▶ _Aim_
Transcribe the whole listing below without changing a word, but leave out every image.

______________________________

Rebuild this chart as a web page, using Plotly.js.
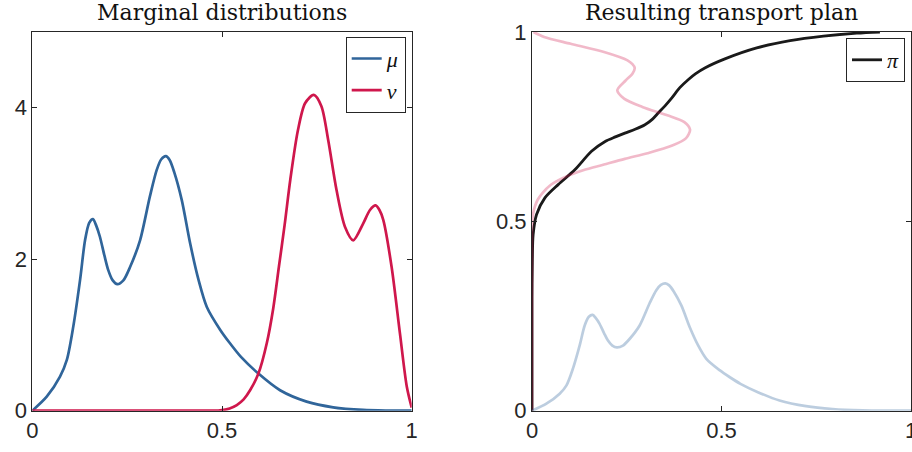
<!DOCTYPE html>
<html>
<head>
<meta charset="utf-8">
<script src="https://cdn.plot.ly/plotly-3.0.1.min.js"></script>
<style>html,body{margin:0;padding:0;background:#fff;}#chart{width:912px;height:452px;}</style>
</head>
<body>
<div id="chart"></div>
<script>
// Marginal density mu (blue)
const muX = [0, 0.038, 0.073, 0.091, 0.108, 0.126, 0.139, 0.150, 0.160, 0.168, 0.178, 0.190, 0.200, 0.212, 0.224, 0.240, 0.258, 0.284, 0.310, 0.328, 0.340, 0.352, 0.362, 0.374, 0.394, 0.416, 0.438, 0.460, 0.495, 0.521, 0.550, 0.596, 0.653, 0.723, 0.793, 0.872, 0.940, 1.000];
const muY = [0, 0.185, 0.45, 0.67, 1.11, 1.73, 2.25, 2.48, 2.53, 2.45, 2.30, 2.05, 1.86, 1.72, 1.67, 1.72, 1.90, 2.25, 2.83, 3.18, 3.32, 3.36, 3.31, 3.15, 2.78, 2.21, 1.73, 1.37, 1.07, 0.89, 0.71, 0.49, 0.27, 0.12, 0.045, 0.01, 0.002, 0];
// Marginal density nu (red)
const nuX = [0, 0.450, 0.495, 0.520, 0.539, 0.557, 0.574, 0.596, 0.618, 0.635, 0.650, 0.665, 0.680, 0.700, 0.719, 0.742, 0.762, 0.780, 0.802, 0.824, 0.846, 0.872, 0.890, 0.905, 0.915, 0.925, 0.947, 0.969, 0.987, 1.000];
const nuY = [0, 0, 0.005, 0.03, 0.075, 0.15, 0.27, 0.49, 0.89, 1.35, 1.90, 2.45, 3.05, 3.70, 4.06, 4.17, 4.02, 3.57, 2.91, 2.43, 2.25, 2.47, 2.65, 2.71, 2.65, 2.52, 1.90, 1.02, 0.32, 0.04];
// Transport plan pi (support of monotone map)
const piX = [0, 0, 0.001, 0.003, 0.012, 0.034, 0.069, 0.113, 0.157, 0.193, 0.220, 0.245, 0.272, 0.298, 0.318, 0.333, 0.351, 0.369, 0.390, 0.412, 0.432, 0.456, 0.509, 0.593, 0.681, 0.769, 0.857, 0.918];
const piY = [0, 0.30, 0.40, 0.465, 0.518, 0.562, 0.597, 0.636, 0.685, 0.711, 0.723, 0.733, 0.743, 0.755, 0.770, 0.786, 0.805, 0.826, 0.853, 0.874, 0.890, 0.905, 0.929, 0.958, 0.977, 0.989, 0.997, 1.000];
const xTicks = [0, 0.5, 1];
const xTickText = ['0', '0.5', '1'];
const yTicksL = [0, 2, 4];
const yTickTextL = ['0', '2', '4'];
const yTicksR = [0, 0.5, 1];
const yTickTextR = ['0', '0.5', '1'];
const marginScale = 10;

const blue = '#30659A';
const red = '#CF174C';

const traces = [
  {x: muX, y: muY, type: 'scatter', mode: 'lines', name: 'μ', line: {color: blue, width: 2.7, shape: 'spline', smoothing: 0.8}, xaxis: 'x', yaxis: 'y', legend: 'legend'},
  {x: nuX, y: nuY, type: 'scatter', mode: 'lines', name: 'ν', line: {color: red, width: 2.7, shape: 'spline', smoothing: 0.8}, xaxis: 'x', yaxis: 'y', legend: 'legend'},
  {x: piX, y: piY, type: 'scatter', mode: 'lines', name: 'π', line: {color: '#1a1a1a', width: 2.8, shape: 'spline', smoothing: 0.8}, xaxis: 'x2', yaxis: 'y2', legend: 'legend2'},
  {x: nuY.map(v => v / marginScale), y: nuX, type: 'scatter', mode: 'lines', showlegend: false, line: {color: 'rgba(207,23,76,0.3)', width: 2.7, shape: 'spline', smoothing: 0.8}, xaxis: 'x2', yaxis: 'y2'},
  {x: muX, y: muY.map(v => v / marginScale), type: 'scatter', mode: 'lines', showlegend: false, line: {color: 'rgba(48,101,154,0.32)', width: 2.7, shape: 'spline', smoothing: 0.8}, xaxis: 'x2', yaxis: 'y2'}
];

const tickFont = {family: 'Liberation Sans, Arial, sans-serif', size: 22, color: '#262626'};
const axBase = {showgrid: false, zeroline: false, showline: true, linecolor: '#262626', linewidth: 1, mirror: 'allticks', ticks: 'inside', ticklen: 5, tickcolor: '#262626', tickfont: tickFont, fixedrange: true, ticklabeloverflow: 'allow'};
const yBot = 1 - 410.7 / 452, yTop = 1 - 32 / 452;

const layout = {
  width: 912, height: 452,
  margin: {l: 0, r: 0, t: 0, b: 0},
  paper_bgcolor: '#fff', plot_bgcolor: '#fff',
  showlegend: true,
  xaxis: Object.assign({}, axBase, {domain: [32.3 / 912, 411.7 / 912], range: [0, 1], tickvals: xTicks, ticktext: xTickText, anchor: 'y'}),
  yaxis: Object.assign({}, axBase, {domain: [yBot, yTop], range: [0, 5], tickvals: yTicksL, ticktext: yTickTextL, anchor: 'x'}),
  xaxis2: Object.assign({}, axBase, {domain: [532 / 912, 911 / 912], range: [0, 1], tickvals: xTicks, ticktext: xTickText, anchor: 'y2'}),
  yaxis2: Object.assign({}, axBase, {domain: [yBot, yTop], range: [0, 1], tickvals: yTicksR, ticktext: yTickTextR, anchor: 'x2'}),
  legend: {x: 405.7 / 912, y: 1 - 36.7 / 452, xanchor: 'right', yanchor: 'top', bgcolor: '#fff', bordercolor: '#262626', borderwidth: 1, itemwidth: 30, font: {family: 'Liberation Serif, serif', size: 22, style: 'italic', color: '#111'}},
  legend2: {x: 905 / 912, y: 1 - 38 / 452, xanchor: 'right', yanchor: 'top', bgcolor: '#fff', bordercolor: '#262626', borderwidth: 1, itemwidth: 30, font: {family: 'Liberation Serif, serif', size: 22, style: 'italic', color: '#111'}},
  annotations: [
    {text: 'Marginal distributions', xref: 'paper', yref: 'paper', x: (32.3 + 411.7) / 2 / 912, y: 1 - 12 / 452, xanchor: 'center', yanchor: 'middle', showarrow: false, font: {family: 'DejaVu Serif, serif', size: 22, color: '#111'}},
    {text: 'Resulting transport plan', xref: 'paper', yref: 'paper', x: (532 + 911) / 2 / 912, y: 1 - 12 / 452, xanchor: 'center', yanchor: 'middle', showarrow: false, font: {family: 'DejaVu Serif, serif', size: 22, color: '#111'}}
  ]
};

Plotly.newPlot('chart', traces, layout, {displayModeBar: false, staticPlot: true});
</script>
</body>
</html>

______________________________

▶ _Answer to the exercise_
Rebuild this chart as a web page, using Plotly.js.
<!DOCTYPE html>
<html>
<head>
<meta charset="utf-8">
<script src="https://cdn.plot.ly/plotly-3.0.1.min.js"></script>
<style>html,body{margin:0;padding:0;background:#fff;}#chart{width:912px;height:452px;}</style>
</head>
<body>
<div id="chart"></div>
<script>
// Marginal density mu (blue)
const muX = [0, 0.038, 0.073, 0.091, 0.108, 0.126, 0.139, 0.150, 0.160, 0.168, 0.178, 0.190, 0.200, 0.212, 0.224, 0.240, 0.258, 0.284, 0.310, 0.328, 0.340, 0.352, 0.362, 0.374, 0.394, 0.416, 0.438, 0.460, 0.495, 0.521, 0.550, 0.596, 0.653, 0.723, 0.793, 0.872, 0.940, 1.000];
const muY = [0, 0.185, 0.45, 0.67, 1.11, 1.73, 2.25, 2.48, 2.53, 2.45, 2.30, 2.05, 1.86, 1.72, 1.67, 1.72, 1.90, 2.25, 2.83, 3.18, 3.32, 3.36, 3.31, 3.15, 2.78, 2.21, 1.73, 1.37, 1.07, 0.89, 0.71, 0.49, 0.27, 0.12, 0.045, 0.01, 0.002, 0];
// Marginal density nu (red)
const nuX = [0, 0.450, 0.495, 0.520, 0.539, 0.557, 0.574, 0.596, 0.618, 0.635, 0.650, 0.665, 0.680, 0.700, 0.719, 0.742, 0.762, 0.780, 0.802, 0.824, 0.846, 0.872, 0.890, 0.905, 0.915, 0.925, 0.947, 0.969, 0.987, 1.000];
const nuY = [0, 0, 0.005, 0.03, 0.075, 0.15, 0.27, 0.49, 0.89, 1.35, 1.90, 2.45, 3.05, 3.70, 4.06, 4.17, 4.02, 3.57, 2.91, 2.43, 2.25, 2.47, 2.65, 2.71, 2.65, 2.52, 1.90, 1.02, 0.32, 0.04];
// Transport plan pi (support of monotone map)
const piX = [0, 0, 0.001, 0.003, 0.012, 0.034, 0.069, 0.113, 0.157, 0.193, 0.220, 0.245, 0.272, 0.298, 0.318, 0.333, 0.351, 0.369, 0.390, 0.412, 0.432, 0.456, 0.509, 0.593, 0.681, 0.769, 0.857, 0.918];
const piY = [0, 0.30, 0.40, 0.465, 0.518, 0.562, 0.597, 0.636, 0.685, 0.711, 0.723, 0.733, 0.743, 0.755, 0.770, 0.786, 0.805, 0.826, 0.853, 0.874, 0.890, 0.905, 0.929, 0.958, 0.977, 0.989, 0.997, 1.000];
const xTicks = [0, 0.5, 1];
const xTickText = ['0', '0.5', '1'];
const yTicksL = [0, 2, 4];
const yTickTextL = ['0', '2', '4'];
const yTicksR = [0, 0.5, 1];
const yTickTextR = ['0', '0.5', '1'];
const marginScale = 10;

const blue = '#30659A';
const red = '#CF174C';

const traces = [
  {x: muX, y: muY, type: 'scatter', mode: 'lines', name: 'μ', line: {color: blue, width: 2.7, shape: 'spline', smoothing: 0.8}, xaxis: 'x', yaxis: 'y', legend: 'legend'},
  {x: nuX, y: nuY, type: 'scatter', mode: 'lines', name: 'ν', line: {color: red, width: 2.7, shape: 'spline', smoothing: 0.8}, xaxis: 'x', yaxis: 'y', legend: 'legend'},
  {x: piX, y: piY, type: 'scatter', mode: 'lines', name: 'π', line: {color: '#1a1a1a', width: 2.8, shape: 'spline', smoothing: 0.8}, xaxis: 'x2', yaxis: 'y2', legend: 'legend2'},
  {x: nuY.map(v => v / marginScale), y: nuX, type: 'scatter', mode: 'lines', showlegend: false, line: {color: 'rgba(207,23,76,0.3)', width: 2.7, shape: 'spline', smoothing: 0.8}, xaxis: 'x2', yaxis: 'y2'},
  {x: muX, y: muY.map(v => v / marginScale), type: 'scatter', mode: 'lines', showlegend: false, line: {color: 'rgba(48,101,154,0.32)', width: 2.7, shape: 'spline', smoothing: 0.8}, xaxis: 'x2', yaxis: 'y2'}
];

const tickFont = {family: 'Liberation Sans, Arial, sans-serif', size: 22, color: '#262626'};
const axBase = {showgrid: false, zeroline: false, showline: true, linecolor: '#262626', linewidth: 1, mirror: 'allticks', ticks: 'inside', ticklen: 5, tickcolor: '#262626', tickfont: tickFont, fixedrange: true, ticklabeloverflow: 'allow'};
const yBot = 1 - 410.7 / 452, yTop = 1 - 32 / 452;

const layout = {
  width: 912, height: 452,
  margin: {l: 0, r: 0, t: 0, b: 0},
  paper_bgcolor: '#fff', plot_bgcolor: '#fff',
  showlegend: true,
  xaxis: Object.assign({}, axBase, {domain: [32.3 / 912, 411.7 / 912], range: [0, 1], tickvals: xTicks, ticktext: xTickText, anchor: 'y'}),
  yaxis: Object.assign({}, axBase, {domain: [yBot, yTop], range: [0, 5], tickvals: yTicksL, ticktext: yTickTextL, anchor: 'x'}),
  xaxis2: Object.assign({}, axBase, {domain: [532 / 912, 911 / 912], range: [0, 1], tickvals: xTicks, ticktext: xTickText, anchor: 'y2'}),
  yaxis2: Object.assign({}, axBase, {domain: [yBot, yTop], range: [0, 1], tickvals: yTicksR, ticktext: yTickTextR, anchor: 'x2'}),
  legend: {x: 405.7 / 912, y: 1 - 36.7 / 452, xanchor: 'right', yanchor: 'top', bgcolor: '#fff', bordercolor: '#262626', borderwidth: 1, itemwidth: 30, font: {family: 'Liberation Serif, serif', size: 22, style: 'italic', color: '#111'}},
  legend2: {x: 905 / 912, y: 1 - 38 / 452, xanchor: 'right', yanchor: 'top', bgcolor: '#fff', bordercolor: '#262626', borderwidth: 1, itemwidth: 30, font: {family: 'Liberation Serif, serif', size: 22, style: 'italic', color: '#111'}},
  annotations: [
    {text: 'Marginal distributions', xref: 'paper', yref: 'paper', x: (32.3 + 411.7) / 2 / 912, y: 1 - 12 / 452, xanchor: 'center', yanchor: 'middle', showarrow: false, font: {family: 'DejaVu Serif, serif', size: 22, color: '#111'}},
    {text: 'Resulting transport plan', xref: 'paper', yref: 'paper', x: (532 + 911) / 2 / 912, y: 1 - 12 / 452, xanchor: 'center', yanchor: 'middle', showarrow: false, font: {family: 'DejaVu Serif, serif', size: 22, color: '#111'}}
  ]
};

Plotly.newPlot('chart', traces, layout, {displayModeBar: false, staticPlot: true});
</script>
</body>
</html>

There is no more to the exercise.